Tuesday 15 July 2014

Happy Bastille Day

Every year as it gets closer to July 14th, I start to plan what delicious French treats I am going to prepare for Bastille Day. I’m not French, and don’t have any direct French connections, but I love French food and Paris would have to be one of my favourite cities.

Usually my food inspiration comes from my Gourmet Traveller magazines, who always do a French edition around this time of year. Previous menus have included confit duck, slow cooked beef with escargot, cassoulet and a slow cooked lamb dish. I match my food with a French wine, of course, to try and make the whole meal as authentic as I can. There might even be some French music playing in the background!

Dessert always includes something suitably French too.

Tonight’s menu had to match with a bottle of champagne, as we still  hadn’t got around to celebrating the move into our new house. What better way to celebrate a new house and Bastille Day than with a French Champagne.

When I was looking for the main course, I wanted something based on chicken, pork or seafood with the right flavours to complement vintage champagne.  In the end, a slow cooked pork rillettes salad with kipfler potatoes, baby beets and a mustard and chive dressing won. The salad was meant to be served at room temperature, but I modified it slightly to serve it warm. On a cold, Melbourne night a warm salad is so much nicer.
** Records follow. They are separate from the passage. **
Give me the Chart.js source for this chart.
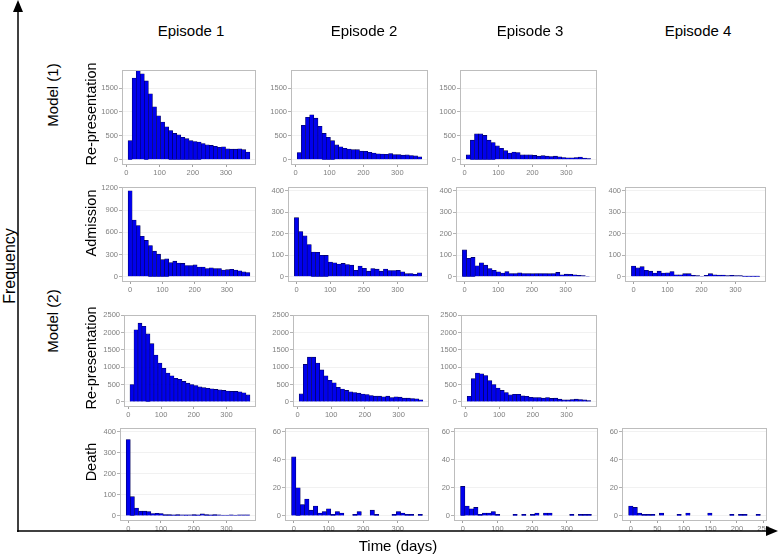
<!DOCTYPE html>
<html><head><meta charset="utf-8">
<script src="https://cdn.jsdelivr.net/npm/chart.js@4"></script>
<style>
body{margin:0;background:#fff;width:778px;height:555px;overflow:hidden;position:relative;font-family:"Liberation Sans",Arial,sans-serif;}
canvas{position:absolute;}
.lbl{position:absolute;white-space:nowrap;color:#000;transform:translate(-50%,-50%);line-height:1;}
.rot{transform:translate(-50%,-50%) rotate(-90deg);}
svg{position:absolute;left:0;top:0;}
</style></head><body>
<script>
// ---- labels ----
const episodes = ['Episode 1','Episode 2','Episode 3','Episode 4'];
const rowLabels = ['Re-presentation','Admission','Re-presentation','Death'];
const modelLabels = ['Model (1)','Model (2)'];
const yTitle = 'Frequency';
const xTitle = 'Time (days)';

// ---- tick labels ----
const xTicksDays = [0,100,200,300];
const xTicksDeath4 = [0,50,100,150,200,250];
const yTicksRep1 = [0,500,1000,1500];
const yTicksAdm1 = [0,300,600,900,1200];
const yTicksAdm = [0,100,200,300,400];
const yTicksRep2 = [0,500,1000,1500,2000,2500];
const yTicksDeath1 = [0,100,200,300,400];
const yTicksDeath = [0,20,40,60];

// ---- histogram counts (30 bins each) ----
const rep1Ep1 = [400,1710,1870,1800,1650,1380,1110,920,790,690,610,550,520,470,440,400,380,370,340,310,300,280,260,270,230,220,220,230,210,160];
const rep1Ep2 = [150,720,890,940,870,700,550,470,400,310,270,240,225,210,210,180,175,155,140,125,120,115,130,105,105,95,100,88,80,60];
const rep1Ep3 = [100,410,540,540,510,410,360,290,240,190,140,160,150,100,100,100,90,75,85,75,68,75,60,47,40,40,47,55,35,25];
const adm1 = [1160,765,690,545,490,420,345,305,230,240,190,210,185,180,150,150,160,130,130,110,120,110,110,90,95,100,90,80,65,56];
const adm2 = [275,210,190,150,115,114,100,99,68,65,59,62,57,54,30,50,39,26,38,35,26,36,29,29,30,23,14,15,11,18];
const adm3 = [125,86,90,51,65,54,38,30,23,17,24,15,15,18,15,15,14,15,15,15,14,15,20,9,12,11,9,6,5,2];
const adm4 = [50,41,47,30,26,17,26,17,18,24,9,9,14,14,6,5,2,6,14,9,8,8,5,6,5,5,3,3,3,3];
const rep2Ep1 = [500,2080,2270,2180,1960,1680,1350,1120,970,830,750,680,650,590,540,500,470,430,410,390,375,360,345,330,310,300,300,290,260,200];
const rep2Ep2 = [230,1080,1290,1290,1120,920,750,620,550,420,370,330,290,270,250,225,212,183,164,164,145,164,125,145,135,106,106,97,90,58];
const rep2Ep3 = [160,670,830,810,760,610,500,400,330,270,200,220,220,170,160,130,125,125,105,125,100,105,77,57,57,67,77,67,57,38];
const death1 = [363,91,37,22,22,20,11,12,11,6,6,5,6,4,5,4,6,5,9,6,5,6,4,3,3,4,3,4,4,4];
const death2 = [42,20,8,12,4,7,2,3,5,1,3,2,0,0,1,3,0,0,4,1,0,0,0,1,3,2,1,1,0,1];
const death3 = [21,7,5,6,1,2,2,3,1,0,0,0,1,0,1,0,1,2,0,2,2,0,0,0,0,1,0,1,1,1];
const death4 = [7,6,2,1,1,1,0,2,0,0,0,1,0,2,0,0,0,0,2,0,0,0,0,1,0,1,1,0,0,1];

// ---- bin definitions (days): first edge, width ----
const binsRep = [5, 12.23];
const binsDay = [-6.3, 12.586];
const binsDeath4 = [-4.14, 8.276];

// ---- layout ----
const rows = [[68,164],[185,281],[313,406],[426,520]];
const FONT = '"Liberation Sans", Arial, sans-serif';

const framePlugin = {
  id:'frame',
  afterDraw(ch){
    const a = ch.chartArea, ctx = ch.ctx;
    ctx.save();
    ctx.strokeStyle = '#bdbdbd'; ctx.lineWidth = 1;
    ctx.strokeRect(Math.round(a.left)+0.5, Math.round(a.top)+0.5, Math.round(a.right-a.left)-1, Math.round(a.bottom-a.top)-1);
    ctx.restore();
  }
};

function panel(l, r, row, counts, bins, xr, xt, yr, yt){
  const padL = 30, padT = 4, padR = 12, padB = 14;
  const t = rows[row][0], b = rows[row][1];
  const c = document.createElement('canvas');
  const W = r - l + padL + padR, H = b - t + padT + padB;
  c.width = W; c.height = H;
  c.style.left = (l - padL) + 'px'; c.style.top = (t - padT) + 'px';
  document.body.appendChild(c);
  const tickFont = {size:7.5, family:FONT};
  new Chart(c, {
    type:'bar',
    data:{datasets:[{
      data: counts.map((v,i)=>({x: bins[0] + bins[1]*(i+0.5), y: v})),
      backgroundColor:'#0000ee', borderColor:'#000050', borderWidth:0.6,
      barPercentage:1, categoryPercentage:1, borderSkipped:'start'
    }]},
    options:{
      responsive:false, animation:false, events:[],
      layout:{padding:{top:padT, right:padR, left:0, bottom:0}},
      plugins:{legend:{display:false}, tooltip:{enabled:false}},
      scales:{
        x:{type:'linear', min:xr[0], max:xr[1], offset:false,
           afterBuildTicks:s=>{s.ticks = xt.map(v=>({value:v}));},
           afterFit:s=>{s.height = padB;},
           grid:{offset:false, drawOnChartArea:false, tickLength:3, tickColor:'#a0a0a0', lineWidth:1},
           border:{display:false},
           ticks:{autoSkip:false, maxRotation:0, padding:1, color:'#7f7f7f', font:tickFont, callback:v=>String(v)}},
        y:{type:'linear', min:yr[0], max:yr[1],
           afterBuildTicks:s=>{s.ticks = yt.map(v=>({value:v}));},
           afterFit:s=>{s.width = padL;},
           grid:{color:'#ededed', lineWidth:0.8, tickLength:3, tickColor:'#a0a0a0'},
           border:{display:false},
           ticks:{padding:1, color:'#7f7f7f', font:tickFont, callback:v=>String(v)}}
      }
    },
    plugins:[framePlugin]
  });
}

const xRep = [-13.3, 390.3], xDay = [-25.2, 390.2], xD4 = [-16.6, 256.6];
// Model (1) Re-presentation
panel(122,256,0, rep1Ep1, binsRep, xRep, xTicksDays, [-90,1890], yTicksRep1);
panel(291,428,0, rep1Ep2, binsRep, xRep, xTicksDays, [-90,1890], yTicksRep1);
panel(460,597,0, rep1Ep3, binsRep, xRep, xTicksDays, [-90,1890], yTicksRep1);
// Admission
panel(122,256,1, adm1, binsDay, xDay, xTicksDays, [-58,1218], yTicksAdm1);
panel(288,428,1, adm2, binsDay, xDay, xTicksDays, [-20,420], yTicksAdm);
panel(456,596,1, adm3, binsDay, xDay, xTicksDays, [-20,420], yTicksAdm);
panel(625,766,1, adm4, binsDay, xDay, xTicksDays, [-20,420], yTicksAdm);
// Model (2) Re-presentation
panel(124,256,2, rep2Ep1, binsRep, xRep, xTicksDays, [-120,2520], yTicksRep2);
panel(293,429,2, rep2Ep2, binsRep, xRep, xTicksDays, [-120,2520], yTicksRep2);
panel(461,597,2, rep2Ep3, binsRep, xRep, xTicksDays, [-120,2520], yTicksRep2);
// Death
panel(120,256,3, death1, binsDay, xDay, xTicksDays, [-20,420], yTicksDeath1);
panel(285,429,3, death2, binsDay, xDay, xTicksDays, [-3,63], yTicksDeath);
panel(454,598,3, death3, binsDay, xDay, xTicksDays, [-3,63], yTicksDeath);
panel(622,767,3, death4, binsDeath4, xD4, xTicksDeath4, [-3,63], yTicksDeath);

// ---- text ----
function label(txt, x, y, size, rot){
  const d = document.createElement('div');
  d.className = 'lbl' + (rot ? ' rot' : '');
  d.textContent = txt;
  d.style.left = x + 'px'; d.style.top = y + 'px'; d.style.fontSize = size + 'px';
  document.body.appendChild(d);
}
[191,364,530,698].forEach((x,i)=>label(episodes[i], x, 30, 15));
[114,223,358,462].forEach((y,i)=>label(rowLabels[i], 91, y, 14.5, true));
label(modelLabels[0], 52, 95, 15, true);
label(modelLabels[1], 52, 321, 15, true);
label(yTitle, 10, 266, 16, true);
label(xTitle, 398, 545, 15);

// ---- axis arrows ----
const svgNS = 'http://www.w3.org/2000/svg';
const svg = document.createElementNS(svgNS,'svg');
svg.setAttribute('width','778'); svg.setAttribute('height','555');
svg.innerHTML = '<line x1="18" y1="532" x2="18" y2="8" stroke="#000" stroke-width="1.5"/>' +
  '<polygon points="18,0 13,12 23,12" fill="#000"/>' +
  '<line x1="17" y1="531" x2="768" y2="531" stroke="#000" stroke-width="1.5"/>' +
  '<polygon points="778,531 766,526 766,536" fill="#000"/>';
document.body.appendChild(svg);
</script>
</body></html>
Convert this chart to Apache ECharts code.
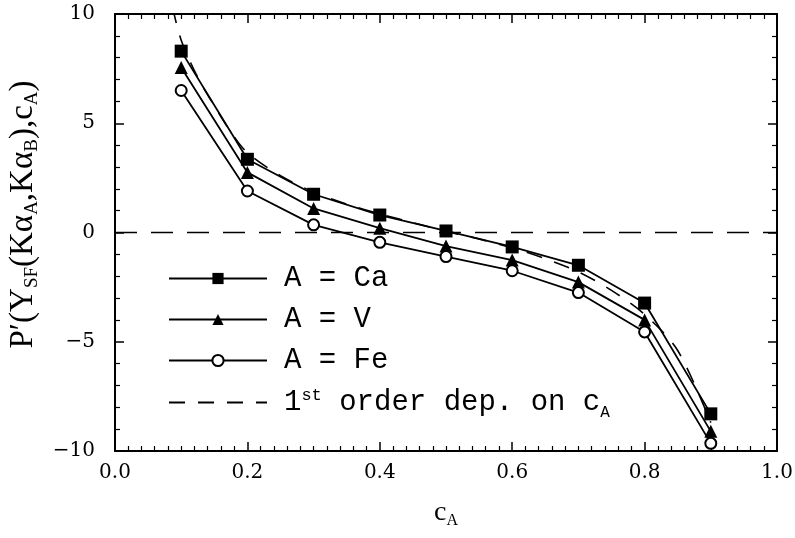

As an entrée and to go with the salad, I also bought a beautiful fresh baguette, an ashed chevre and a Coeur de lion brie. A perfect meal. Why can't every Monday night be like this?
  

Salad of Pork Rillettes, Crackling, Potato and Beetroot




600g piece pork belly, cut into 3cm thick slices
3 thyme sprigs
2 bay leaves
8 black peppercorns

500g small kipfler potatoes
8 baby beets
A few handfuls of mixed salad greens

1 Tbs Dijon mustard
1 Tbs red wine vinegar
¼ cup extra virgin olive oil
1 tsp brown sugar
2 Tbs finely chopped chives


For the rillettes
Preheat the oven to 150 degrees.
Combine pork, thyme, bay leaves and peppercorns in a dish and bake, covered, for about 3 hours or until the meat easily pulls away from the bone and the fat has nicely rendered.
Allow to cool and then remove the bones, rind and fat. Shred the meat with your hands or two forks and place in the fridge.
Scrape the fat from the rind and set aside for later. Discard the bones and fat.

Place the rind on a lined baking tray and grill under high heat until the skin has crackled and is crisp and golden.
Drain on kitchen paper and break into smaller pieces when cool enough to handle.

Boil the potatoes and beetroots in separate saucepans of salted water for 10-15 minutes, or until tender when pierced with a skewer. How long this actually takes will depend on the size of your vegetables.
When they are cooked, drain separately and keep warm.
Peel the beetroots and cut in half lengthways.

Reheat the pork in an oven preheated to 180 degrees for 20 minutes, or until just warm and the remaining fat has rendered.

For the dressing, combine all ingredients , except chives, in a small jar and shake to combine. Season to taste.
Add the chives just before serving.

To serve, combine the salad leaves, warm potatoes and beetroots, crispy pork skin and warmed pork in a bowl.
Toss gently with dressing and then pile on to plates.
Serve with fresh crusty bread.


Bon appetite!


And To Drink....





Looking through our selection of Champagnes, I wanted something special to celebrate our new house, as well as something that would match the pork. We have quite a few vintage and non vintage champagnes in the cellar, so it was no easy decision. In the end, I opted for the 1999 Pommery Louise.

This would have to be one of the most beautiful and refined Champagnes I have ever tried. It was only mildly yeasty, with plenty of fruit flavour still present, even though it was 15 years old.
The golden colour and fine bubbles made it look so special in the glass too.

There was some residual sweetness, but also enough acidity, that it was wonderful with the fattiness of the pork. The sweet, earthiness of the beetroot also complimented the sweetness in the wine and it's acidity. Stone fruit and quince were the beautiful flavours that came through to me.

We had the cheese with the champagne too and the creamy brie, as well as the tart goat's cheese, also matched perfectly. The Louise was certainly a wine that paired well with the whole meal. Now if only I could afford to drink this sort of Champagne every day!